* _What is required_: Output all the data exactly. Pictures do not belong in the copy.

* _Collected data_:

========================================

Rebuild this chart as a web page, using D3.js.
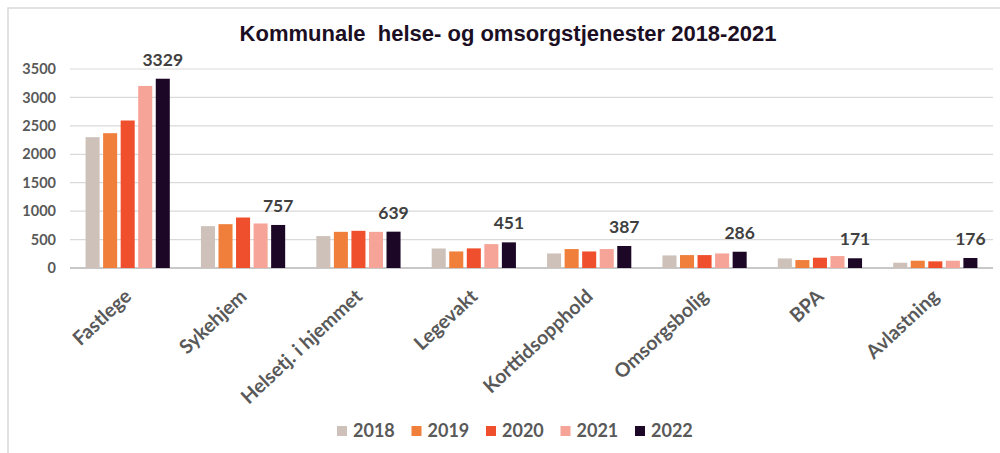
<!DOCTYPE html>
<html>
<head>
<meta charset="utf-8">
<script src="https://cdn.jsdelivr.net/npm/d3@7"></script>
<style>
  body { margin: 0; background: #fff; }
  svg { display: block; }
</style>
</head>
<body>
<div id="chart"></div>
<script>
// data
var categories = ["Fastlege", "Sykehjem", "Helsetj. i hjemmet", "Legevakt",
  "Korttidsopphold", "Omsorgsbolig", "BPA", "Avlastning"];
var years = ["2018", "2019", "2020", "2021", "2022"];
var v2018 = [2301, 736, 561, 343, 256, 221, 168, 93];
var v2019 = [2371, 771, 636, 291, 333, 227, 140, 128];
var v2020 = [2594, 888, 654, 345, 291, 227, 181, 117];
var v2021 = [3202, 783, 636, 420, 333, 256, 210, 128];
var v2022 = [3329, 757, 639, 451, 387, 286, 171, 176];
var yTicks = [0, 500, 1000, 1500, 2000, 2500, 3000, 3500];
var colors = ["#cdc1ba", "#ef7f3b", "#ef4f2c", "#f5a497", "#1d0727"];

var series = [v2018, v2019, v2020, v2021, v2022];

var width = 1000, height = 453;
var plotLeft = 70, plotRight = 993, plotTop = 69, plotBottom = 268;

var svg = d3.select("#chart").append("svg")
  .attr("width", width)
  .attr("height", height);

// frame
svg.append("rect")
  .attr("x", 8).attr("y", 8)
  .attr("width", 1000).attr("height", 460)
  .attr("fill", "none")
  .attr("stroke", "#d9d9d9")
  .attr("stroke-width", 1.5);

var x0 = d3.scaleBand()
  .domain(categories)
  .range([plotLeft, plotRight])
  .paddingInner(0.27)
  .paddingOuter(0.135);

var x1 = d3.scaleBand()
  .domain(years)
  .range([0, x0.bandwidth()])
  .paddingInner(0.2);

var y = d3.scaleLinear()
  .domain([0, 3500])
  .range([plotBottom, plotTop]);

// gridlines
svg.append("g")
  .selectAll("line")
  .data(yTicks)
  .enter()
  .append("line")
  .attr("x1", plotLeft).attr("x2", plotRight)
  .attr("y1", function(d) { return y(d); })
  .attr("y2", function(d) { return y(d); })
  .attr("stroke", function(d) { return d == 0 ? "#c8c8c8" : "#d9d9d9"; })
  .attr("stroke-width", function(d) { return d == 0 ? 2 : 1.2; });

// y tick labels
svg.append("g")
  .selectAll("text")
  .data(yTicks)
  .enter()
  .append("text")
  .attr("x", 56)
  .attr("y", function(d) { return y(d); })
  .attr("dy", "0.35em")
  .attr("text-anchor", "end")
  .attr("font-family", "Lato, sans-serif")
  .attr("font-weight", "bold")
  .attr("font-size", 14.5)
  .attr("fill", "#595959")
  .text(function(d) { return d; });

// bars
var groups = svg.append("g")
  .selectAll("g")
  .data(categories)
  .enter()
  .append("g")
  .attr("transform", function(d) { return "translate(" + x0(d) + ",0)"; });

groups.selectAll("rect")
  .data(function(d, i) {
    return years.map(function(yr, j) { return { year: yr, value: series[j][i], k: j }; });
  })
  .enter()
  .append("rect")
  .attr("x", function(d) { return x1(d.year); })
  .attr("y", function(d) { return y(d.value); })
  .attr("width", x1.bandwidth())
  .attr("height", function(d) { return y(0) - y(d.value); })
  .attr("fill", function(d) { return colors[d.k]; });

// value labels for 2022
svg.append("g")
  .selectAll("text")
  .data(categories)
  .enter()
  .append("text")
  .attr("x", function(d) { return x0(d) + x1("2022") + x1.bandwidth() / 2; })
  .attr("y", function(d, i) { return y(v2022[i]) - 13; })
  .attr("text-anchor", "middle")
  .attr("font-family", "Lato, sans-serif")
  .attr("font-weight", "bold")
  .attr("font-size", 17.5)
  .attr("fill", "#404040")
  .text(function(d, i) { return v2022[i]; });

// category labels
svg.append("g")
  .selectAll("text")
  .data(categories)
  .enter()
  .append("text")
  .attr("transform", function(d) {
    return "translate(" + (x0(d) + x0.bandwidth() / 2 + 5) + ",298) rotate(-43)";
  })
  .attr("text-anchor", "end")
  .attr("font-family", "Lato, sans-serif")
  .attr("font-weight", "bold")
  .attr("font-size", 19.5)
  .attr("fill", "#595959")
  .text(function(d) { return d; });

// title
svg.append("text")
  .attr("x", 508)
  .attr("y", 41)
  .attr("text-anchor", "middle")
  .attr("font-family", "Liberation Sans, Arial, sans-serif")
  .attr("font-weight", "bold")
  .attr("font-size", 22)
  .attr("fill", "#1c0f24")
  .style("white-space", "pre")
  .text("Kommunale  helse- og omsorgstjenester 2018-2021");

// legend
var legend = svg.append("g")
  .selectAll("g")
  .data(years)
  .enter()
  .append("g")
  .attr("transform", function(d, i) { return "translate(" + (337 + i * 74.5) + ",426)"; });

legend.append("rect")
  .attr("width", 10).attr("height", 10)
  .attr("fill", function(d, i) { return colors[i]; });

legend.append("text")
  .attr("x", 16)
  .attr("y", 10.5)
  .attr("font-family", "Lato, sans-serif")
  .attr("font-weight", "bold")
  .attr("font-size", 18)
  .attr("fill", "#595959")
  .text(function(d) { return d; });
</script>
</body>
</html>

========================================

* _Worked solution_:
Rebuild this chart as a web page, using D3.js.
<!DOCTYPE html>
<html>
<head>
<meta charset="utf-8">
<script src="https://cdn.jsdelivr.net/npm/d3@7"></script>
<style>
  body { margin: 0; background: #fff; }
  svg { display: block; }
</style>
</head>
<body>
<div id="chart"></div>
<script>
// data
var categories = ["Fastlege", "Sykehjem", "Helsetj. i hjemmet", "Legevakt",
  "Korttidsopphold", "Omsorgsbolig", "BPA", "Avlastning"];
var years = ["2018", "2019", "2020", "2021", "2022"];
var v2018 = [2301, 736, 561, 343, 256, 221, 168, 93];
var v2019 = [2371, 771, 636, 291, 333, 227, 140, 128];
var v2020 = [2594, 888, 654, 345, 291, 227, 181, 117];
var v2021 = [3202, 783, 636, 420, 333, 256, 210, 128];
var v2022 = [3329, 757, 639, 451, 387, 286, 171, 176];
var yTicks = [0, 500, 1000, 1500, 2000, 2500, 3000, 3500];
var colors = ["#cdc1ba", "#ef7f3b", "#ef4f2c", "#f5a497", "#1d0727"];

var series = [v2018, v2019, v2020, v2021, v2022];

var width = 1000, height = 453;
var plotLeft = 70, plotRight = 993, plotTop = 69, plotBottom = 268;

var svg = d3.select("#chart").append("svg")
  .attr("width", width)
  .attr("height", height);

// frame
svg.append("rect")
  .attr("x", 8).attr("y", 8)
  .attr("width", 1000).attr("height", 460)
  .attr("fill", "none")
  .attr("stroke", "#d9d9d9")
  .attr("stroke-width", 1.5);

var x0 = d3.scaleBand()
  .domain(categories)
  .range([plotLeft, plotRight])
  .paddingInner(0.27)
  .paddingOuter(0.135);

var x1 = d3.scaleBand()
  .domain(years)
  .range([0, x0.bandwidth()])
  .paddingInner(0.2);

var y = d3.scaleLinear()
  .domain([0, 3500])
  .range([plotBottom, plotTop]);

// gridlines
svg.append("g")
  .selectAll("line")
  .data(yTicks)
  .enter()
  .append("line")
  .attr("x1", plotLeft).attr("x2", plotRight)
  .attr("y1", function(d) { return y(d); })
  .attr("y2", function(d) { return y(d); })
  .attr("stroke", function(d) { return d == 0 ? "#c8c8c8" : "#d9d9d9"; })
  .attr("stroke-width", function(d) { return d == 0 ? 2 : 1.2; });

// y tick labels
svg.append("g")
  .selectAll("text")
  .data(yTicks)
  .enter()
  .append("text")
  .attr("x", 56)
  .attr("y", function(d) { return y(d); })
  .attr("dy", "0.35em")
  .attr("text-anchor", "end")
  .attr("font-family", "Lato, sans-serif")
  .attr("font-weight", "bold")
  .attr("font-size", 14.5)
  .attr("fill", "#595959")
  .text(function(d) { return d; });

// bars
var groups = svg.append("g")
  .selectAll("g")
  .data(categories)
  .enter()
  .append("g")
  .attr("transform", function(d) { return "translate(" + x0(d) + ",0)"; });

groups.selectAll("rect")
  .data(function(d, i) {
    return years.map(function(yr, j) { return { year: yr, value: series[j][i], k: j }; });
  })
  .enter()
  .append("rect")
  .attr("x", function(d) { return x1(d.year); })
  .attr("y", function(d) { return y(d.value); })
  .attr("width", x1.bandwidth())
  .attr("height", function(d) { return y(0) - y(d.value); })
  .attr("fill", function(d) { return colors[d.k]; });

// value labels for 2022
svg.append("g")
  .selectAll("text")
  .data(categories)
  .enter()
  .append("text")
  .attr("x", function(d) { return x0(d) + x1("2022") + x1.bandwidth() / 2; })
  .attr("y", function(d, i) { return y(v2022[i]) - 13; })
  .attr("text-anchor", "middle")
  .attr("font-family", "Lato, sans-serif")
  .attr("font-weight", "bold")
  .attr("font-size", 17.5)
  .attr("fill", "#404040")
  .text(function(d, i) { return v2022[i]; });

// category labels
svg.append("g")
  .selectAll("text")
  .data(categories)
  .enter()
  .append("text")
  .attr("transform", function(d) {
    return "translate(" + (x0(d) + x0.bandwidth() / 2 + 5) + ",298) rotate(-43)";
  })
  .attr("text-anchor", "end")
  .attr("font-family", "Lato, sans-serif")
  .attr("font-weight", "bold")
  .attr("font-size", 19.5)
  .attr("fill", "#595959")
  .text(function(d) { return d; });

// title
svg.append("text")
  .attr("x", 508)
  .attr("y", 41)
  .attr("text-anchor", "middle")
  .attr("font-family", "Liberation Sans, Arial, sans-serif")
  .attr("font-weight", "bold")
  .attr("font-size", 22)
  .attr("fill", "#1c0f24")
  .style("white-space", "pre")
  .text("Kommunale  helse- og omsorgstjenester 2018-2021");

// legend
var legend = svg.append("g")
  .selectAll("g")
  .data(years)
  .enter()
  .append("g")
  .attr("transform", function(d, i) { return "translate(" + (337 + i * 74.5) + ",426)"; });

legend.append("rect")
  .attr("width", 10).attr("height", 10)
  .attr("fill", function(d, i) { return colors[i]; });

legend.append("text")
  .attr("x", 16)
  .attr("y", 10.5)
  .attr("font-family", "Lato, sans-serif")
  .attr("font-weight", "bold")
  .attr("font-size", 18)
  .attr("fill", "#595959")
  .text(function(d) { return d; });
</script>
</body>
</html>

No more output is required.